Derry Finkeldey, Gartner’s Sydney-based research director, told iStart however that New Zealand’s growth is modest because it is a fairly mature, but small market.
“I wouldn’t necessarily see that as lagging. New Zealand has a very high proportion of small businesses in the business landscape with smaller average IT spend. I am not aware of many large tech deals recently, and I think there has been a fair bit of consolidation and co-ordination particularly in government departments for large-scale projects that have already happened, such as Inland Revenue’s project and some of the shared services/apps in health that have been implemented,” she said.

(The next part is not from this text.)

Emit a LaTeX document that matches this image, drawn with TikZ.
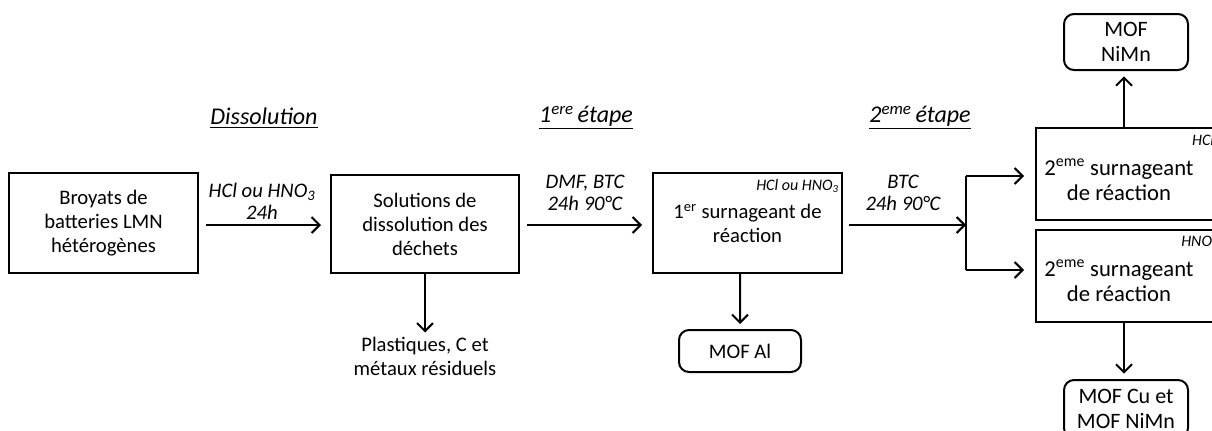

New Zealand’s enterprise software market, is showing the biggest spending growth, in line with the worldwide trend. Gartner is predicting an 8.3 percent increase in spend in New Zealand, totalling $NZ1.3 billion this year – (6.9 percent worldwide totalling $320 billion).
Richard Gordon, managing vice president at Gartner puts this trend down to what Gartner calls the ‘Nexus of Forces’.
“The ‘Nexus of Forces’ (the convergence of social, mobile, cloud and information) continues to drive growth across key major software markets, such as CRM, database management systems (DBMSs), data integration tools and data quality tools.
“In fact, organisational adoption of data management technologies to support the Nexus will cause spending on DBMSs to surpass operating systems, making the former the largest enterprise software market in 2014.”
The IT services and data centre systmes markets came in with the second and third highest increases in spend, predicted to grow by a much smaller 2.9 percent and three percent respectively. That said the IT services spend is predicted to be $3.3 billion in 2014 – almost three times that of the enterprise software market.
Gartner says there is a worldwide trend of IT services buyers shifting their spending from consulting (planning projects) to implementation (doing projects). Analysts say they expect “steady growth in the IT services market as the economic outlook, and along with it investment sentiment, improves”.